There are around 7000 Nuraghe on the island of Sardinia. Most are stone towers or complexes of many stone towers topped with a corbeled dome (a rounded dome made by stacking rocks in circular courses, each course becoming smaller as it inches inward, until it all comes together at the top). There usually are interior staircases and niches. Here is a picture of the nuraghe at Santa Cristina:And below is a drawing of the interior on the ground level.
"Sardinia isn't Italy" certainly applies to the food of the island. Here are some things to try that are unique in Sardinia.
Culurgiones are a stuffed pasta the looks like a chinese dumpling you'd consume at a dim sum lunch. The pasta is stuffed with a cheese, potato and mint combo, and is usually served simply dressed with olive oil and pecorino cheese.

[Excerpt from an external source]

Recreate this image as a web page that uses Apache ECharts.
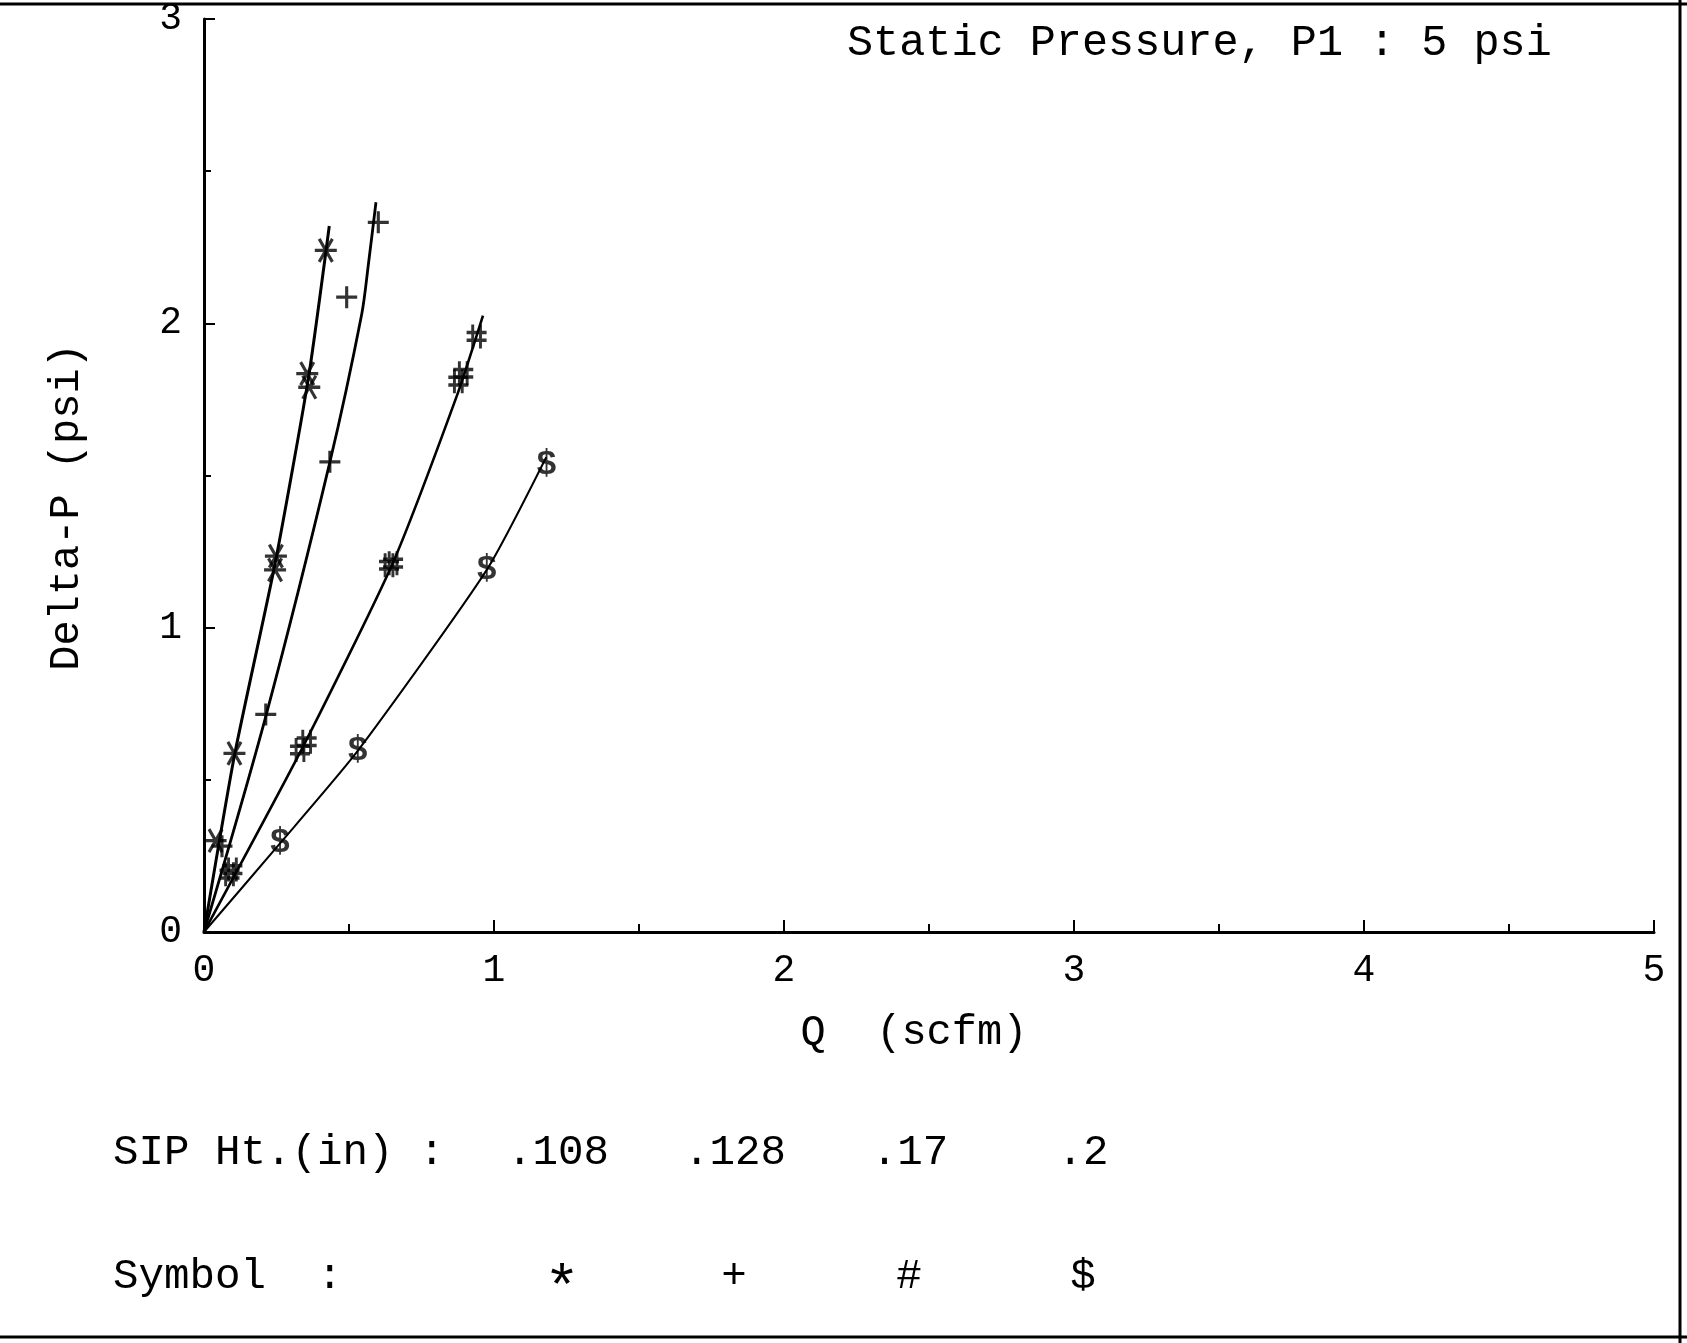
<!DOCTYPE html>
<html>
<head>
<meta charset="utf-8">
<script src="https://cdn.jsdelivr.net/npm/echarts@6/dist/echarts.min.js"></script>
<style>
  html, body { margin: 0; padding: 0; background: #fff; }
  #chart { width: 1687px; height: 1343px; }
</style>
</head>
<body>
<div id="chart"></div>
<script>
// Measured points, Q (scfm) vs Delta-P (psi), one pair of arrays per SIP height
const q108 = [0.040, 0.105, 0.245, 0.248, 0.356, 0.363, 0.420];
const dp108 = [0.300, 0.587, 1.190, 1.235, 1.835, 1.790, 2.240];

const q128 = [0.062, 0.213, 0.434, 0.492, 0.601];
const dp128 = [0.282, 0.715, 1.545, 2.086, 2.332];

const q17 = [0.088, 0.098, 0.331, 0.354, 0.638, 0.652, 0.877, 0.894, 0.940];
const dp17 = [0.190, 0.205, 0.598, 0.625, 1.205, 1.212, 1.810, 1.836, 1.957];

const q2 = [0.262, 0.530, 0.975, 1.181];
const dp2 = [0.291, 0.595, 1.190, 1.534];

// Fitted curves drawn through each set
const fitQ108 = [0, 0.105, 0.245, 0.360, 0.432];
const fitDp108 = [0, 0.580, 1.210, 1.820, 2.320];

const fitQ128 = [0, 0.214, 0.434, 0.544, 0.567, 0.593];
const fitDp128 = [0, 0.712, 1.544, 2.031, 2.195, 2.398];

const fitQ17 = [0, 0.342, 0.650, 0.875, 0.962];
const fitDp17 = [0, 0.610, 1.210, 1.770, 2.025];

const fitQ2 = [0, 0.262, 0.530, 0.975, 1.180];
const fitDp2 = [0, 0.291, 0.595, 1.190, 1.560];

// Legend rows
const sipHeights = ['.108', '.128', '.17', '.2'];
const symbolChars = ['*', '+', '#', '$'];

// Axis tick labels
const xTickLabels = ['0', '1', '2', '3', '4', '5'];
const yTickLabels = ['0', '1', '2', '3'];

const pair = (xs, ys) => xs.map((x, i) => [x, ys[i]]);

const FONT = '"Liberation Mono", "DejaVu Sans Mono", monospace';
const INK = '#000';

const starPath = 'path://M-10,0L10,0M-6,-10L6,10M-6,10L6,-10';
const plusPath = 'path://M-10,0L10,0M0,-10L0,10';
const hashPath = 'path://M-3.5,-11L-3.5,11M3.5,-11L3.5,11M-9,-3.5L9,-3.5M-9,3.5L9,3.5';

function fitLine(name, xs, ys, width, smooth) {
  return {
    name: name,
    type: 'line',
    data: pair(xs, ys),
    smooth: smooth,
    showSymbol: false,
    silent: true,
    lineStyle: { color: INK, width: width },
    z: 2
  };
}

function pathMarks(name, xs, ys, path, size) {
  return {
    name: name,
    type: 'scatter',
    data: pair(xs, ys),
    symbol: path,
    symbolSize: size,
    itemStyle: { color: 'transparent', borderColor: INK, borderWidth: 3.2 },
    z: 3
  };
}

const chart = echarts.init(document.getElementById('chart'), null, { renderer: 'canvas' });

const legendY1 = 1153;
const legendY2 = 1277;
const legendX = [558, 735, 910, 1083];
const symbolX = [562, 734, 909, 1083];

const textStyle = (text, size, align) => ({ text: text, fontFamily: FONT, fontSize: size, fill: INK, align: align, verticalAlign: 'middle' });

const graphics = [
  // outer frame lines
  { type: 'line', shape: { x1: 0, y1: 4, x2: 1687, y2: 4 }, style: { stroke: INK, lineWidth: 3 } },
  { type: 'line', shape: { x1: 1680, y1: 0, x2: 1680, y2: 1343 }, style: { stroke: INK, lineWidth: 3 } },
  { type: 'line', shape: { x1: 0, y1: 1337, x2: 1687, y2: 1337 }, style: { stroke: INK, lineWidth: 3 } },
  // heading
  { type: 'text', x: 847, y: 43, style: textStyle('Static Pressure, P1 : 5 psi', 43.5, 'left') },
  // axis titles
  { type: 'text', x: 914, y: 1033, style: textStyle('Q  (scfm)', 42, 'center') },
  { type: 'text', x: 67, y: 507, rotation: Math.PI / 2, style: textStyle('Delta-P (psi)', 42, 'center') },
  // legend rows
  { type: 'text', x: 113, y: legendY1, style: textStyle('SIP Ht.(in) :', 42.5, 'left') },
  { type: 'text', x: 113, y: legendY2, style: textStyle('Symbol  :', 42.5, 'left') }
];
sipHeights.forEach((t, i) => {
  graphics.push({ type: 'text', x: legendX[i], y: legendY1, style: textStyle(t, 42.5, 'center') });
});
symbolChars.forEach((t, i) => {
  const big = t === '*';
  graphics.push({ type: 'text', x: symbolX[i], y: legendY2 + (big ? 13 : 0), style: textStyle(t, big ? 60 : 42.5, 'center') });
});

const option = {
  backgroundColor: '#fff',
  animation: false,
  grid: { left: 204, right: 33, top: 18, bottom: 411, containLabel: false },
  xAxis: {
    type: 'value', min: 0, max: 5, interval: 1,
    axisLine: { show: true, onZero: false, lineStyle: { color: INK, width: 3 } },
    axisTick: { show: true, inside: true, length: 12, lineStyle: { color: INK, width: 2 } },
    minorTick: { show: true, splitNumber: 2, length: 8, lineStyle: { color: INK, width: 2 } },
    splitLine: { show: false },
    axisLabel: { color: INK, fontFamily: FONT, fontSize: 38, margin: 20,
      formatter: (v) => xTickLabels[Math.round(v)] }
  },
  yAxis: {
    type: 'value', min: 0, max: 3, interval: 1,
    axisLine: { show: true, onZero: false, lineStyle: { color: INK, width: 3 } },
    axisTick: { show: true, inside: true, length: 11, lineStyle: { color: INK, width: 2 } },
    minorTick: { show: true, splitNumber: 2, length: 7, lineStyle: { color: INK, width: 2 } },
    splitLine: { show: false },
    axisLabel: { color: INK, fontFamily: FONT, fontSize: 38, margin: 22,
      formatter: (v) => yTickLabels[Math.round(v)] }
  },
  series: [
    fitLine('fit .108', fitQ108, fitDp108, 3, 0.2),
    fitLine('fit .128', fitQ128, fitDp128, 2.8, 0.3),
    fitLine('fit .17', fitQ17, fitDp17, 2.6, 0.2),
    fitLine('fit .2', fitQ2, fitDp2, 2, 0.2),
    pathMarks('.108', q108, dp108, starPath, [22, 23]),
    pathMarks('.128', q128, dp128, plusPath, [21, 22]),
    pathMarks('.17', q17, dp17, hashPath, [20, 24]),
    {
      name: '.2',
      type: 'scatter',
      data: pair(q2, dp2),
      symbol: 'circle',
      symbolSize: 1,
      itemStyle: { color: 'transparent' },
      label: { show: true, position: 'inside', formatter: '$', fontFamily: FONT, fontSize: 35, fontWeight: 'bold', color: INK },
      z: 3
    }
  ],
  graphic: graphics
};

chart.setOption(option);
</script>
</body>
</html>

Maialetto or Maialino Sardo: suckling pig roasted with myrtle leaves.
There are two outstanding restaurants in Sardinia that serve Culurgiones and Maialino Sardo, one is the vaunted Su Gologone and the other I recently discovered is in the northwest, near Porto Torres called Tenuto Li Lioni. The link to Li Lioni includes a video of how Culurgiones are made.
Pane Frattau: whole sheets of pane carasau, the island's thin and crisp flatbread, are stacked, dipped in broth and made like lasagna with tomato sauce with a poached egg on top.
Grilled eel: One of my favorite festival foods, eel grilled over a wood fire and served in a paper cone are one of Sardinia's great treats. Really.
Panadas: If you are looking for a quick snack or some take-out, try these oven baked pies of meat, fish or vegetables found all over the island.
Fregola: a type of semolina pasta rolled into balls and toasted, are often found with seafood sauces as in fregola with clams.
Cannonau Di Sardegna is a DOC red that is the most famous of Sardinian wines, based on the Grenache grape. In the sandy and warm Sulcis region you'll find Carignano.
Bosa produces a world-renowned Malvasia di Bosa.
Vernaccia di Oristano is very good with shellfish. Vermentino di Gallura, the island's DOC white wine, has hints of green apple, citrus fruit and pear, and is also good with seafood.